The 18th Street Park Project
The 18th Street Park Project is an effort to bring the families and residents of the West Side together to make a permanent piece of art reflecting the diversity, energy and promise of the area. There has been a targeted effort to involve residents within three blocks of the park with the project. Individuals from throughout the City of Buffalo are invited to participate.
Located on a city corner, adjacent to Urban Roots Community Garden Center, the park will act as a connection between the neighborhood and the garden center. Native plants are incorporated in the design, areas for leisure and rest are incorporated.
A committee of resident volunteers have been working with UB students and the artist team to design the park and the wall which features ceramic tiles created by children who live on the west side. The West Side Community Collaborative with the Greening Collaborative, Pilgrim St. Luke’s West Side Empowered Blocks, and Urban Roots Community Garden Center are providing coordination and outreach assistance.
The Artist Team
The 18th Street Park Project will bring the artistic experience of mosaic artist and sculptor, Nancy Gabriel; fiber artist/painter and teaching artist, Cynnie Gaasch; and Architect and University at Buffalo Professor, Brad Wales together to work with the West Side Community and Architecture students at UB in order to make a permanent piece of public art.
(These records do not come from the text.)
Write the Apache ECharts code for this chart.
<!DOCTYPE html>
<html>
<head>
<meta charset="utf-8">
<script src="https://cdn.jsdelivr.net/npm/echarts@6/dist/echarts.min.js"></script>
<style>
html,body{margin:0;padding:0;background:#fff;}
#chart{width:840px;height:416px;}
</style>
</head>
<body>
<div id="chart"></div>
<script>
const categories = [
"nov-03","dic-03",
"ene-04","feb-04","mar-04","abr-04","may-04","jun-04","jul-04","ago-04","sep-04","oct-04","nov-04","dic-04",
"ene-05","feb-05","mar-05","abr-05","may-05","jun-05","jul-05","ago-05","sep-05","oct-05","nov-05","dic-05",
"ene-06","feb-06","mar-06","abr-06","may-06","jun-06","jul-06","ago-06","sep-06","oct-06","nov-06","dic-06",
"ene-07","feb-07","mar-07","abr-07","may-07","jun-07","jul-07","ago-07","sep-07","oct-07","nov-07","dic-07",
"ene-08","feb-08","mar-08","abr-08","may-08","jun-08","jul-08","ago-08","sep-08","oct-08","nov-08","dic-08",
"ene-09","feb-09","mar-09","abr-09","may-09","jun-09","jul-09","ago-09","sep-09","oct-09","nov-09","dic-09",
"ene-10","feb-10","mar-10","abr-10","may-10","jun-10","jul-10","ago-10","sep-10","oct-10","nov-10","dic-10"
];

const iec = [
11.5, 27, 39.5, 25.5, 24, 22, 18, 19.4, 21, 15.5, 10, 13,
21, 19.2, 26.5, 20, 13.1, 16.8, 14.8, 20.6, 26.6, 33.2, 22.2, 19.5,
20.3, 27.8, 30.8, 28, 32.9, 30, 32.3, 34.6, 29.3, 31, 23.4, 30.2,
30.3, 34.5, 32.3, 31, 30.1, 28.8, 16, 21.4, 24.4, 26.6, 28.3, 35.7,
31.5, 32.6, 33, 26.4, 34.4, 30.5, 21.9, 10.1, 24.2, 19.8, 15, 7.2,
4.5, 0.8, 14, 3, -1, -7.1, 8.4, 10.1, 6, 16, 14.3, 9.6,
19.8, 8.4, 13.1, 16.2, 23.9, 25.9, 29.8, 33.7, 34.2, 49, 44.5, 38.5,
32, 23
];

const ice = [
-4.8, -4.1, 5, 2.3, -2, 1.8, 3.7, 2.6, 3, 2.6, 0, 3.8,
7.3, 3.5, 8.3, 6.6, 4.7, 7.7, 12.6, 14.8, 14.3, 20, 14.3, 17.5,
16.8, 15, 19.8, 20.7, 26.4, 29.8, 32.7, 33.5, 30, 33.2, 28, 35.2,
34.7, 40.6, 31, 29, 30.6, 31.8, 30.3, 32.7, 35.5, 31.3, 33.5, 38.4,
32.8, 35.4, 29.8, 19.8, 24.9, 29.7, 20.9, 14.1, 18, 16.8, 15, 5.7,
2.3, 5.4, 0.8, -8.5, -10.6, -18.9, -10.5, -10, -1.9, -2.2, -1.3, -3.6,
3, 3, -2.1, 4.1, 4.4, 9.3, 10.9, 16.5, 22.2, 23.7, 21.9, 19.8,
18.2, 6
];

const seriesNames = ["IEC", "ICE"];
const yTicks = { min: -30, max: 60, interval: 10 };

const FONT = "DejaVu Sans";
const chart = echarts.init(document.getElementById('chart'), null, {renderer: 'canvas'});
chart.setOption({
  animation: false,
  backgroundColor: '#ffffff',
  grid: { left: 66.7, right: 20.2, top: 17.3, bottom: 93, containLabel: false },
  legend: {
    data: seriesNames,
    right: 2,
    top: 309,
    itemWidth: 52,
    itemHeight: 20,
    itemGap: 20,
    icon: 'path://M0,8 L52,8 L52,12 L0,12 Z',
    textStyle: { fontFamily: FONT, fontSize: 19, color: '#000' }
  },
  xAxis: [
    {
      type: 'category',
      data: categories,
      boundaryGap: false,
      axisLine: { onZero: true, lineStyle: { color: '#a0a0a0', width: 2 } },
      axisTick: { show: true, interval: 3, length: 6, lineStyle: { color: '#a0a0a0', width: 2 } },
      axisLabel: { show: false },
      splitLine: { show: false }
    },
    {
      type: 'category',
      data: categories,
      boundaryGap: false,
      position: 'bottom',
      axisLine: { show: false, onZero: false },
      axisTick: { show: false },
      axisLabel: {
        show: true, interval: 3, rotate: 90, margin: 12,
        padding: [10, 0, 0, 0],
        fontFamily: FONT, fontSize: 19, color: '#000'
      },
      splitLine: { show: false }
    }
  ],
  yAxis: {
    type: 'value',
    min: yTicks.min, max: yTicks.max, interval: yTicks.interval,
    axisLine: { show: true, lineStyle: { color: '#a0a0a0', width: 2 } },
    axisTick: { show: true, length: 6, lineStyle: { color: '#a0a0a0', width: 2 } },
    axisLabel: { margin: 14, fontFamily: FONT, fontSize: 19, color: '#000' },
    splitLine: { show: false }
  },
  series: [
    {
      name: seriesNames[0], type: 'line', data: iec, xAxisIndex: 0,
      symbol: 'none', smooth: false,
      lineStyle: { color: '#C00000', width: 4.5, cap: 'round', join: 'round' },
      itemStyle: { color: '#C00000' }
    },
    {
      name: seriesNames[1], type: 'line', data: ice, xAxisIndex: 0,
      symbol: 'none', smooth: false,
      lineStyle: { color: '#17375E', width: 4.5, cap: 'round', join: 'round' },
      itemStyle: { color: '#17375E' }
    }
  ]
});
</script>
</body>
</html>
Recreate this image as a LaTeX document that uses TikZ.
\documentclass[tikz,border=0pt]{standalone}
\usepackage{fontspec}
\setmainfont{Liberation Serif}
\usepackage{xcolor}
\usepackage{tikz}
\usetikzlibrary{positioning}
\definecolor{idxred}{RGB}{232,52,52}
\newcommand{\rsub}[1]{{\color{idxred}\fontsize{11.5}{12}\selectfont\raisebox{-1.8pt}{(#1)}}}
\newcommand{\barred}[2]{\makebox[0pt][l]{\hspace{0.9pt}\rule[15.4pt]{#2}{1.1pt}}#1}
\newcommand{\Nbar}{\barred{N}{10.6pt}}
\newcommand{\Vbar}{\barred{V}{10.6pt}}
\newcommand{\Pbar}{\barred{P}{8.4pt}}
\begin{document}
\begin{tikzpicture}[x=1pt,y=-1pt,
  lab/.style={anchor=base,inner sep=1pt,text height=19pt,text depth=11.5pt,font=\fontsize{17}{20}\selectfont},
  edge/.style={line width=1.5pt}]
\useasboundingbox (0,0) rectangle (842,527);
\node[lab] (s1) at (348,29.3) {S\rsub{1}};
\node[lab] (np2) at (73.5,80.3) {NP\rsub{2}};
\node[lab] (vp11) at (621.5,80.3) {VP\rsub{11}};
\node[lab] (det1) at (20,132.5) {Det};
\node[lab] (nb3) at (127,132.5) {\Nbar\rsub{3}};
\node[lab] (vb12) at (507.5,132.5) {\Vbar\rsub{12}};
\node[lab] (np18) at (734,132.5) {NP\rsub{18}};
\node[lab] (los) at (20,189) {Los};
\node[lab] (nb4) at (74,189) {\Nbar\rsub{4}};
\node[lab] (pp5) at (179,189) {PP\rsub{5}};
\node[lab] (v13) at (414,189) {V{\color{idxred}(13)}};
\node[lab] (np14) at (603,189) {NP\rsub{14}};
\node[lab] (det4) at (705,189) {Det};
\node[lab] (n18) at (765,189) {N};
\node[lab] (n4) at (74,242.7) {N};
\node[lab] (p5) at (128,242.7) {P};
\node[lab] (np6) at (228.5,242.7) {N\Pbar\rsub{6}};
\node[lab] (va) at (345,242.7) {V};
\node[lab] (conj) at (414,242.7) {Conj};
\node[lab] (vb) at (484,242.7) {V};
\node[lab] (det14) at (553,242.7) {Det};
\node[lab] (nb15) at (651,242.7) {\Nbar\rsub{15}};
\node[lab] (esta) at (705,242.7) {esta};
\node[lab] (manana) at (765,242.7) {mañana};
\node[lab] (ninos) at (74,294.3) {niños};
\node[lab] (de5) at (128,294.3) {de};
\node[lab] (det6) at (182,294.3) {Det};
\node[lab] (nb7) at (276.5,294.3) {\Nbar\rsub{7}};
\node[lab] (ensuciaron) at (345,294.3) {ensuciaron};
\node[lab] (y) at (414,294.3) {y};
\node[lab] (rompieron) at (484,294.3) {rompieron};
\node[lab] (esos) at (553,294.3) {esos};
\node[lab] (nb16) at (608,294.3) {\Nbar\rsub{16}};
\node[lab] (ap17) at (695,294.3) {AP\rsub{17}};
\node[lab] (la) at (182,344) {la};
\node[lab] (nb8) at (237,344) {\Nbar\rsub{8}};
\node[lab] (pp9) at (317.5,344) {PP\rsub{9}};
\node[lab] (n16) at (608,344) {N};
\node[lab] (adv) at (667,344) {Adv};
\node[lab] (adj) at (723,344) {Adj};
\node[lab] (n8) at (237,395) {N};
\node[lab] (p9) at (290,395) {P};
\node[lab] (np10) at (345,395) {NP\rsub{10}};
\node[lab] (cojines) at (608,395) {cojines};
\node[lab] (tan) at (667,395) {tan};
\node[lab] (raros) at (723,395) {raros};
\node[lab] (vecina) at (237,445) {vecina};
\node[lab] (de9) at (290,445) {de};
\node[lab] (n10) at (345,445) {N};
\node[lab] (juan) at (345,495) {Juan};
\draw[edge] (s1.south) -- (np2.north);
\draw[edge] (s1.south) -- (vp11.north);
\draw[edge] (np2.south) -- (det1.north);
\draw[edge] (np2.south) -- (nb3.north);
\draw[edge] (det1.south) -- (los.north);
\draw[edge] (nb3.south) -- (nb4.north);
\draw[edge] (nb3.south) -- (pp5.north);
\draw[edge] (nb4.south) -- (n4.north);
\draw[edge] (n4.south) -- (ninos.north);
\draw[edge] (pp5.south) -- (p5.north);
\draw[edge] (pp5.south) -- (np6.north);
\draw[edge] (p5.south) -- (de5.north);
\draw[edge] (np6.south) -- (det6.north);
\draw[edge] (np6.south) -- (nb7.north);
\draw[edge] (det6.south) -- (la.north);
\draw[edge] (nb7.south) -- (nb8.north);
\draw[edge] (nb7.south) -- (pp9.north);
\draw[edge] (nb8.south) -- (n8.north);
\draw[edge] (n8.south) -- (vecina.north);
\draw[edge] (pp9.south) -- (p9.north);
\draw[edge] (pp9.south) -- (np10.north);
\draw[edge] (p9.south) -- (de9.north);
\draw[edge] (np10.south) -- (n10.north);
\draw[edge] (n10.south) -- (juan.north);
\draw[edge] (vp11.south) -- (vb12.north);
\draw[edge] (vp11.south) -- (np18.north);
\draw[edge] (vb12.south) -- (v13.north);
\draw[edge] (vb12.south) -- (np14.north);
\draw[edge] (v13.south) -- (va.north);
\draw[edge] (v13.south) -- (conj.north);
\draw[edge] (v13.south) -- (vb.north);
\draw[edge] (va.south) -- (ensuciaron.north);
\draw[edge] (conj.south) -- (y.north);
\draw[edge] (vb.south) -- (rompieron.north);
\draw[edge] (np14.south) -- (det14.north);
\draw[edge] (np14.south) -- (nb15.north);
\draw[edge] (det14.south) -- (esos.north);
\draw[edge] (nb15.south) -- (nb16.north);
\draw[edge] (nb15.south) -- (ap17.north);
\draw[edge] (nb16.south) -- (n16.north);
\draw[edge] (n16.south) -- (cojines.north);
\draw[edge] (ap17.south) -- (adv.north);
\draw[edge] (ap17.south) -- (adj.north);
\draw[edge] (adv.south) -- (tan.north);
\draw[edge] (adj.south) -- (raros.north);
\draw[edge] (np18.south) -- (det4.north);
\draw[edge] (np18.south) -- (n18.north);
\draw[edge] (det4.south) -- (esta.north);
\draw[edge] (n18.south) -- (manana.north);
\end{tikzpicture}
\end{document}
Gabriel and Wales have worked together previously on “Small Built Works” projects with community members and UB students in Allentown, the Elmwood area, and Connecticut Street. These projects won the National Council of Architectural Registration Boards Grand Prize in 2005. Gaasch has worked with children in schools and community centers throughout Buffalo and Western New York on murals and quilts for permanent installation.
Make a Tile Kids Workshop
In addition to the UB students’ designs for the park, local artists Nancy Gabriel and Cynnie Gaasch will be working with children in the immediate neighborhood to create mosaic tiles for the low wall features, with the assistance of two youth apprentices, with funding from the New York State Council on the Arts.
The Neighborhood
The neighborhood surrounding the 18th/Rhode Island Park encompasses one of the most diverse neighborhoods of the City. Immigrants and long time residents of many cultures coexist, and rarely have the opportunity to work on projects such as this together. Resident populations include Somali, Sudanese and Arabian immigrants, African Americans, Hispanics, Vietnamese, Chinese, and Caucasians. The neighborhood is historically working class, immigrant in population. A generation ago the immigrants were Italian and Irish. Many of these immigrant senior citizens still live in their original homes.
Incorporating Children
18th Street Park Mosaic Park Project will provide an opportunity for the children in the neighborhood immediately surrounding the park at 18th and Rhode Island Streets and the greater West Side to collaboratively make a permanent piece of public art that they can look at and live with every day.
The Planter Project – to be placed on corners of Rhode Isllnd and Massachusetts
The Planter design that was chosen incorporates the unique triangular street grid of the West Side neighborhood in its design. The form for the planter was designed by three UB students. The mold is being constructed and perfected by Brad Wales Architects, and the cement planters will be poured out of cement and planted by community members with the assistance of Brad Wales Architects.